Она была по-своему не глупа и имела гораздо больше силы и энергии, чем он. Развитие ее было чисто немецкое, она бездну читала — но не то, что нужно, училась всякой всячине — не доходя ни в чем до зенита. Отсутствие женственной грации неприятно поражало в ней. От резкого голоса до угловатых движений и угловатых черт лица, от холодных глаз до охотного низведения разговора на двусмысленные предметы — у ней все было мужское. Она открыто при всех волочилась за своим мужем так, как пожилые мужчины волочатся за молоденькими девочками; она смотрела ему в глаза, указывала на него взглядом, поправляла ему шейный платок, волосы и как-то возмутительно нескромно хвалила его. При посторонних он конфузился, но в своем круге не обращал на это никакого внимания, так, как занятый делом хозяин не замечает усердия, с которым собака лижет ему сапоги и ласкается к нему. У них бывали и сцены иногда из-за этого, после ухода гостей; но на другой день влюбленная Эмма снова начинала ту же травлю любовью, и он снова выносил ее из-за удобств жизни и из-за ее обо всем пекущейся опеки. (471)

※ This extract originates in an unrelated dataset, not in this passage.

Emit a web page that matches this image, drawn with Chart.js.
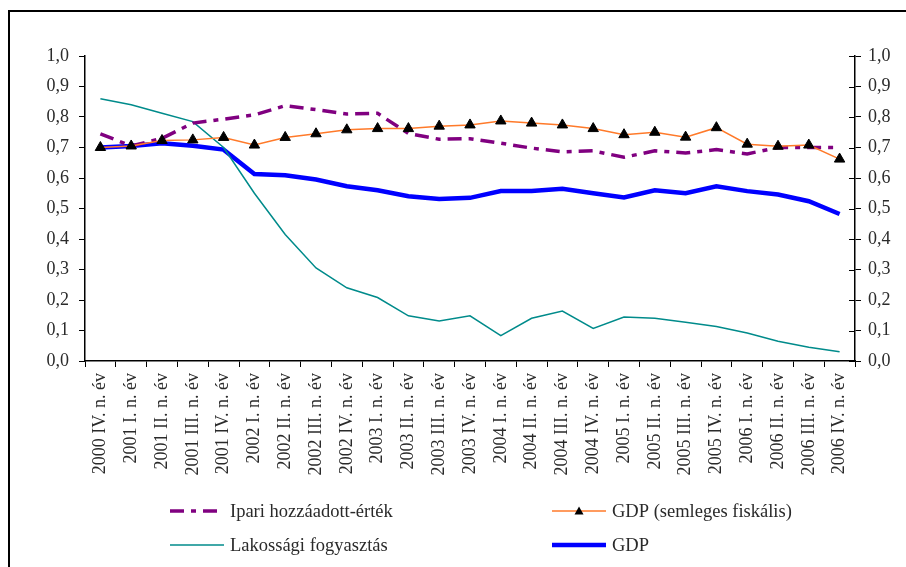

До чего она избаловала своего миньона, всего лучше покажет следующий анекдот.

Раз после обеда заходит к ним Ив. Тургенев. Он застает Г<ервега>, лежащего на диване. Эмма терла ему ногу и остановилась.

— Что ж ты перестала — продолжай, — сказал устало поэт.

— Вы больны? — спросил Тургенев.

— Нет, нисколько, но это очень приятно… Ну, что нового?

Они продолжали разговаривать, — Эмма потирать ноги.

Уверенная в том, что все удивляются ее мужу, она беспрестанно болтала о нем, не замечая ни того, что это очень было скучно, ни того, что она ему вредила анекдотами об его слабонервности и капризной требовательности. Для нее все это казалось бесконечно милым и достойным запечатлеться на веки веков в людской памяти — других это возмущало.

— Георг у меня страшный эгоист и баловень (zu ver-Wohnt), — говаривала она, — но кто ж и имеет больше Прав на баловство? Все великие поэты были вечно капризными детьми, и их всех баловали… На днях он купил мне превосходную камелию; дома ему так стало жаль ее отдать, что он даже не показал мне ее и спрятал в свой шкап и держал ее там, пока она совсем завяла, — so kindisch!..

Это — слово в слово ее разговор.

Этим идолопоклонством Эмма довела своего Георга до края бездны, он и упал в нее и, если не погиб, все же покрыл себя стыдом и позором.

Шум февральской революции разбудил Германию. Говор, ропот, биение сердца слышались с разных концов единого и разделенного на тридцать девять частей германского отечества. В Париже немецкие работники составили клуб и обдумывали, что сделать. Временное правительство ободряло их — не на восстание, а на удаление из Франции: им что-то и от французских работников не спалось. После напутственного благословения Флокона и крепкого словца о тиранах и деспотах Коссидьера, — конечно, (472) могло случиться, — этих бедняков и расстреляют, и повесят, их бросят лет на двадцать в казематы, — это было не их дело.

Баденская экспедиция была решена — но кому же быть освободителем, кому вести эту новую armee du Rhiri, состоящую из несколько сот мирных работников и подмастерий? Кому же, думала Эмма, как не великому поэту: лиру за спину и меч в руки, на «боевом коне», о котором он мечтал в своих стихах. Он будет петь после битв и побеждать после песен; его выберут диктатором, он будет в сонме царей и им продиктует волю своей Германии; в Берлине, Unter den Linden, поставят его статую, и ее будет видно из дому старого банкира; века будут воспевать его и — в этих песнопениях… быть может, не забудут добрую, самоотверженную Эмму, которая оруженосцем, пажом, денщиком провожала его, берегла его in der Schwertfahrt! И она заказала себе у Юмана Rue neuve des Petits Champs военную амазонку из трех национальных цветов, черного, красного и золотого — и купила себе черный бархатный берет с кокардой тех же цветов.